**To do:** Note each line where "React" appears, and copy it.

**Given data:**
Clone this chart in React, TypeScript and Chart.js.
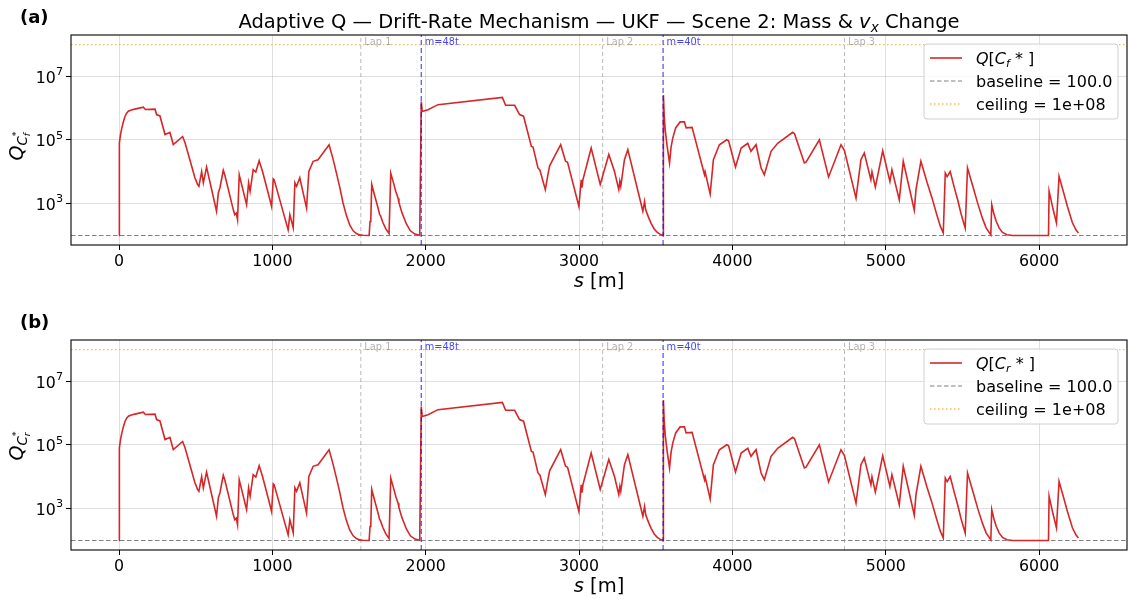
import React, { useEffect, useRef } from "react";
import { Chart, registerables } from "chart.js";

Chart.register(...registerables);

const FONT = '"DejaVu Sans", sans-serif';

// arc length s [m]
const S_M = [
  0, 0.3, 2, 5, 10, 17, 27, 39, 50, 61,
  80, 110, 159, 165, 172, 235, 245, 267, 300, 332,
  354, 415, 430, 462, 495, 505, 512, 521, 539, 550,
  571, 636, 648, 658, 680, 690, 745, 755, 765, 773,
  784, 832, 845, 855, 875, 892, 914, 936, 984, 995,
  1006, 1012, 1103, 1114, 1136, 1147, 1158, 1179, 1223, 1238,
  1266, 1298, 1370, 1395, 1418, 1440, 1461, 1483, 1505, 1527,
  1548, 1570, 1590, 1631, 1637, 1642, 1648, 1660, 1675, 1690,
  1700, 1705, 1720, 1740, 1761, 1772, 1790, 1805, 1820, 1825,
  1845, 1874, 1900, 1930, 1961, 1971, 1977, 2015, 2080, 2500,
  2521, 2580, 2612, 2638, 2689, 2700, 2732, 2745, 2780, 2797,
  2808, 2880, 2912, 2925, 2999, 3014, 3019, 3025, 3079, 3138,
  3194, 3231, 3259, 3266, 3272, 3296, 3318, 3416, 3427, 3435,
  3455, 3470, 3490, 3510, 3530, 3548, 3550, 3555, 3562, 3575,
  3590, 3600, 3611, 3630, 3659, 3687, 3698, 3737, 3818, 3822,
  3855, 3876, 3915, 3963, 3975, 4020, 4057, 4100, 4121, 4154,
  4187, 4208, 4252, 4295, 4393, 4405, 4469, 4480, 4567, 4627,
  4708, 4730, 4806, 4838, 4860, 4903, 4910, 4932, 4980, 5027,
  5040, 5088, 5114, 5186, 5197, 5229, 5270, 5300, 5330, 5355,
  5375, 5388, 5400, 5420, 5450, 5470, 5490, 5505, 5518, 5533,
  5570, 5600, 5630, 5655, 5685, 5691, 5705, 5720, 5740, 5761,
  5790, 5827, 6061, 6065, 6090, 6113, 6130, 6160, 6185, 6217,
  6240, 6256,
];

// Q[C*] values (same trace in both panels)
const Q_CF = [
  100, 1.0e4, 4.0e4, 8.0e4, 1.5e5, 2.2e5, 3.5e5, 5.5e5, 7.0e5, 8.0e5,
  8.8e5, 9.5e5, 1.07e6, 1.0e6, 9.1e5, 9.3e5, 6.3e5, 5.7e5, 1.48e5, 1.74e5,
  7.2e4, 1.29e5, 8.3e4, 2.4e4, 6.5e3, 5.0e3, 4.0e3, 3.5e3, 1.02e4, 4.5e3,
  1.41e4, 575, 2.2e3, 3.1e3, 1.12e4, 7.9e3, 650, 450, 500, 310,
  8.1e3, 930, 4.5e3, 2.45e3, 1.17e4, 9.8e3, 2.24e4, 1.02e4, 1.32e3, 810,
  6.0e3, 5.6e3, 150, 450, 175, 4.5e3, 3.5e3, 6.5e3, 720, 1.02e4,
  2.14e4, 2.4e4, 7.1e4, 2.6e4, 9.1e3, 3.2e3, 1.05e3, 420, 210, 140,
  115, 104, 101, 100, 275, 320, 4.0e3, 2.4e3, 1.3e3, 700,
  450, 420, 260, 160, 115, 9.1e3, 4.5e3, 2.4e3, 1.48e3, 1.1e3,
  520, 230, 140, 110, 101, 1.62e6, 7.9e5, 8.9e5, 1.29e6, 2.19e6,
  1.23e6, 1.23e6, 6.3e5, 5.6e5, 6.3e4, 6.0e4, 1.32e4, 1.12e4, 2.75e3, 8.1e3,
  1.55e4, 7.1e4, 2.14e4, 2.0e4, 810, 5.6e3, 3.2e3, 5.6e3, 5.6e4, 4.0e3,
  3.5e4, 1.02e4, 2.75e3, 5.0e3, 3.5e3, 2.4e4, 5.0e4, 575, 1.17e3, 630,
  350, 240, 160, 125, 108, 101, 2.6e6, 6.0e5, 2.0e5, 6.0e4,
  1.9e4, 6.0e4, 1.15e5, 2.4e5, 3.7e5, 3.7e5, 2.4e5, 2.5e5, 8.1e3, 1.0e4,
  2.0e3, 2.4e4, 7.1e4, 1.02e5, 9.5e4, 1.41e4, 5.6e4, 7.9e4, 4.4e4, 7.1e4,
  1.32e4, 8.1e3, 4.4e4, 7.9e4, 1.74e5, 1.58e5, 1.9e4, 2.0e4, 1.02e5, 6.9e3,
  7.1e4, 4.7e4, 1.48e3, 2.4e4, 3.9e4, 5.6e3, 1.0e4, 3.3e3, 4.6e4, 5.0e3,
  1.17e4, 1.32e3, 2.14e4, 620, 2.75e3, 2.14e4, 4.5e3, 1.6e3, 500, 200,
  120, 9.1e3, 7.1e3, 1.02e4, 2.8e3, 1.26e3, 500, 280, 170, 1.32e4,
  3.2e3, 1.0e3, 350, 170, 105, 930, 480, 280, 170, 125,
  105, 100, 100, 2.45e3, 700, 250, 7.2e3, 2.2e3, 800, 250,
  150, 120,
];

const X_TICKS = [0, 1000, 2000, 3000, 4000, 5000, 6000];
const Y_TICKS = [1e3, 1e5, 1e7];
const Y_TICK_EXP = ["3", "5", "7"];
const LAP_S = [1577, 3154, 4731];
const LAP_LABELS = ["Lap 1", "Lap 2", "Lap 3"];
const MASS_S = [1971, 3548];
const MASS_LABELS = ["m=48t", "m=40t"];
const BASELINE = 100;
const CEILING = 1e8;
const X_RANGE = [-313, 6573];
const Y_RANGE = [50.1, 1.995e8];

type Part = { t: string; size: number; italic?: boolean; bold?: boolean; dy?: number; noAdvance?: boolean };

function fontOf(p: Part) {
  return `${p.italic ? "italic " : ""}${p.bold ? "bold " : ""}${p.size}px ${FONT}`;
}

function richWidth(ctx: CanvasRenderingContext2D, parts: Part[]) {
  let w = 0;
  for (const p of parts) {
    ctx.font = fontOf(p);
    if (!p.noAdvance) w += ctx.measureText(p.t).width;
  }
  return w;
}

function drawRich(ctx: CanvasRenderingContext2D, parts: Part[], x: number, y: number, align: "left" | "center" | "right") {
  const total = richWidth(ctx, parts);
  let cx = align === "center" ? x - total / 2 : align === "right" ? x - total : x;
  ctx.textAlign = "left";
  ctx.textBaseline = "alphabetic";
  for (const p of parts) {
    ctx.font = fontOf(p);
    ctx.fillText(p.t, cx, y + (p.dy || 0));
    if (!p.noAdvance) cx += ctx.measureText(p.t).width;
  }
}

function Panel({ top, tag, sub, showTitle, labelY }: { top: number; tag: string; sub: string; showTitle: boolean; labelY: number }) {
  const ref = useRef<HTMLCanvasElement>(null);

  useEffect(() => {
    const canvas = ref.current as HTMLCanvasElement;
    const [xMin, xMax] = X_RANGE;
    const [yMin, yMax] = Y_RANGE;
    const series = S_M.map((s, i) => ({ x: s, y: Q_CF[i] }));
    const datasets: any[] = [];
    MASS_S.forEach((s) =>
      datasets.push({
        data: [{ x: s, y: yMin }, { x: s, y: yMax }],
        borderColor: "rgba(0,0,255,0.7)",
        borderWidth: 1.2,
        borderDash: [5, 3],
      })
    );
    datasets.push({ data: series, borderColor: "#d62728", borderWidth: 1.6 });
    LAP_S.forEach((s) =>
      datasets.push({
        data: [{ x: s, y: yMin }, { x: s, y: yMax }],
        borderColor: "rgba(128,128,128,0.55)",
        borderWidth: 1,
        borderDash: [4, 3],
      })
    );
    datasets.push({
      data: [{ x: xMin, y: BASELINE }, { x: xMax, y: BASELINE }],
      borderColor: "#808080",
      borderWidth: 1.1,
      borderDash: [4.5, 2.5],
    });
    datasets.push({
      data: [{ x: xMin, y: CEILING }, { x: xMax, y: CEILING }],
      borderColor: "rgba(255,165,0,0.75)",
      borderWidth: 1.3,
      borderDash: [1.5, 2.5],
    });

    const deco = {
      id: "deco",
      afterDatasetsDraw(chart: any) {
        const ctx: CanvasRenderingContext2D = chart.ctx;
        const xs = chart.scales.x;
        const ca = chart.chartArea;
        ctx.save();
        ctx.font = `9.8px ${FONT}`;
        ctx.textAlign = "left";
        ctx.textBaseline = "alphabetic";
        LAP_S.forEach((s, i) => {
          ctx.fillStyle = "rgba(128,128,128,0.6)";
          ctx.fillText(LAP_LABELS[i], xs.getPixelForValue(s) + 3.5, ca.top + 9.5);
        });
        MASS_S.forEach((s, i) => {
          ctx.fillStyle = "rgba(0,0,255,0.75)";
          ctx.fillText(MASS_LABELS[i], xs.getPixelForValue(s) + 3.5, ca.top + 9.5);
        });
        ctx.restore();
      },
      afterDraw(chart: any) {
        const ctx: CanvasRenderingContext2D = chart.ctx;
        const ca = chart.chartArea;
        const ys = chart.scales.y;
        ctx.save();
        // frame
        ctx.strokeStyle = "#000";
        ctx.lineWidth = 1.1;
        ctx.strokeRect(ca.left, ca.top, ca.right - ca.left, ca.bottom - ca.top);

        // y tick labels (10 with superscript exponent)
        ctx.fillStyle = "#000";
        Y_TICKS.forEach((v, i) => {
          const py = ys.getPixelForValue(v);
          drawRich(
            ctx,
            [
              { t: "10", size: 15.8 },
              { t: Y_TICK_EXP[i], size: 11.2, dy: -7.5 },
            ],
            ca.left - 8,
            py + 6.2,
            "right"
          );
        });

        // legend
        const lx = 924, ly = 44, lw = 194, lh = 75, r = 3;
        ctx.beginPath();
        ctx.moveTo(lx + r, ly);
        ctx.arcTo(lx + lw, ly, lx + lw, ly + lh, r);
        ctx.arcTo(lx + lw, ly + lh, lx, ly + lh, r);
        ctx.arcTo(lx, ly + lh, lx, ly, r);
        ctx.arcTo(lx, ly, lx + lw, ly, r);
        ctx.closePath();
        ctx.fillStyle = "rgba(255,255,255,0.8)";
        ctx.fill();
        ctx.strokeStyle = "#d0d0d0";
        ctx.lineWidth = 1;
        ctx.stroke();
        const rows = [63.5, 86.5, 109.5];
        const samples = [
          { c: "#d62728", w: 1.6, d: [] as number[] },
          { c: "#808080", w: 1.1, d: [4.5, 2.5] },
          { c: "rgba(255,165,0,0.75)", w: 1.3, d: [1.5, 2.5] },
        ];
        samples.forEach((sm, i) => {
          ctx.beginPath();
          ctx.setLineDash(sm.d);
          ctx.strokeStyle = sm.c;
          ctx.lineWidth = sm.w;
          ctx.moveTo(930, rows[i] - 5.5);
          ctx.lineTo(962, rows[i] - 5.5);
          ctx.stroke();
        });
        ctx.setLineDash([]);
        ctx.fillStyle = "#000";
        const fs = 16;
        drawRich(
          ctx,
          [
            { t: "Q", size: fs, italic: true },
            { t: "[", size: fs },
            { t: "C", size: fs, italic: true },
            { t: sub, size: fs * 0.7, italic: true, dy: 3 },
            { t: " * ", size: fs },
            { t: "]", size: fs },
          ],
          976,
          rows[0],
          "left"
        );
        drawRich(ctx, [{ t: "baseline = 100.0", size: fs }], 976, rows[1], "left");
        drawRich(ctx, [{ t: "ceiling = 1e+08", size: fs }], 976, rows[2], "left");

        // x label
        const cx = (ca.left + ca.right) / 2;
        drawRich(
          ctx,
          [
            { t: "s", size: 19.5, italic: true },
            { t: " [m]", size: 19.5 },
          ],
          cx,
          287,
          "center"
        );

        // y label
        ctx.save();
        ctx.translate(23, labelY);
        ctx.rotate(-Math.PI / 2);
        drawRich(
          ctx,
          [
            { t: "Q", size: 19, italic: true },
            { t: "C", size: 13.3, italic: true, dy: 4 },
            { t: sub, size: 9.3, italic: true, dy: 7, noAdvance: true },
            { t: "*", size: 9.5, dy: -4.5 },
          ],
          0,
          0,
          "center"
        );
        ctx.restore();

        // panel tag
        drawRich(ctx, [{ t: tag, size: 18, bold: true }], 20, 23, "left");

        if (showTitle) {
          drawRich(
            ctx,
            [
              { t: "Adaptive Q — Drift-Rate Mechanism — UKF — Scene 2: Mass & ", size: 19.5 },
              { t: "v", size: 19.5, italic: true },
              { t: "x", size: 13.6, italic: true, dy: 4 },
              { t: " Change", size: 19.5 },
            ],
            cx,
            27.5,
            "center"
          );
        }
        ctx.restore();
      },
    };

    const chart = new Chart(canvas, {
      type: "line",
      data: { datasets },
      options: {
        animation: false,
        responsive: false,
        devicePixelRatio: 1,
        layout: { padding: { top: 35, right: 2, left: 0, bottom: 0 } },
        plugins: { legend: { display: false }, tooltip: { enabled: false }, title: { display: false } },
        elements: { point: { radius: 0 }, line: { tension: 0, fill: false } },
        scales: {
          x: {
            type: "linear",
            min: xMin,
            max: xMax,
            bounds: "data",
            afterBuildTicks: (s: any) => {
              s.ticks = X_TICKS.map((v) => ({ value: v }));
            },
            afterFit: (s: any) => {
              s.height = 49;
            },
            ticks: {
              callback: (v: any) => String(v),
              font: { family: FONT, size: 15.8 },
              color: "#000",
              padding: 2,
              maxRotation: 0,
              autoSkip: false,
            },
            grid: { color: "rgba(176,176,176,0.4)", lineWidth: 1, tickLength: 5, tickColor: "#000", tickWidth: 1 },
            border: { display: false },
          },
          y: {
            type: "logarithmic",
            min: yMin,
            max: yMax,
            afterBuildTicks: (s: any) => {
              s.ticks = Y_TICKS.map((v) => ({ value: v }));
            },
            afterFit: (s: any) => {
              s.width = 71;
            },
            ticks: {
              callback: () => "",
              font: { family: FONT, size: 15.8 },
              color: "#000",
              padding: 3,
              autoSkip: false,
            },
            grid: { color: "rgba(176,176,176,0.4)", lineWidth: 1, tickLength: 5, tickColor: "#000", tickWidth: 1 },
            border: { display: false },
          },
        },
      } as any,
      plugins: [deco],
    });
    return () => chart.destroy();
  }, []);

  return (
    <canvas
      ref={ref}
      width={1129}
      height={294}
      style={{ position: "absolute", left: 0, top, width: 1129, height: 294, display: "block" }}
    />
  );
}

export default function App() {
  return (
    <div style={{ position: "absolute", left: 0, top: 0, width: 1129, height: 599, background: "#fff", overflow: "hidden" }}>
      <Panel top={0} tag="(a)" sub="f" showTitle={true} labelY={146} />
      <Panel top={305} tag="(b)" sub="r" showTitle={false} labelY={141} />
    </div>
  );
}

**The completed task:**
Clone this chart in React, TypeScript and Chart.js.
import React, { useEffect, useRef } from "react";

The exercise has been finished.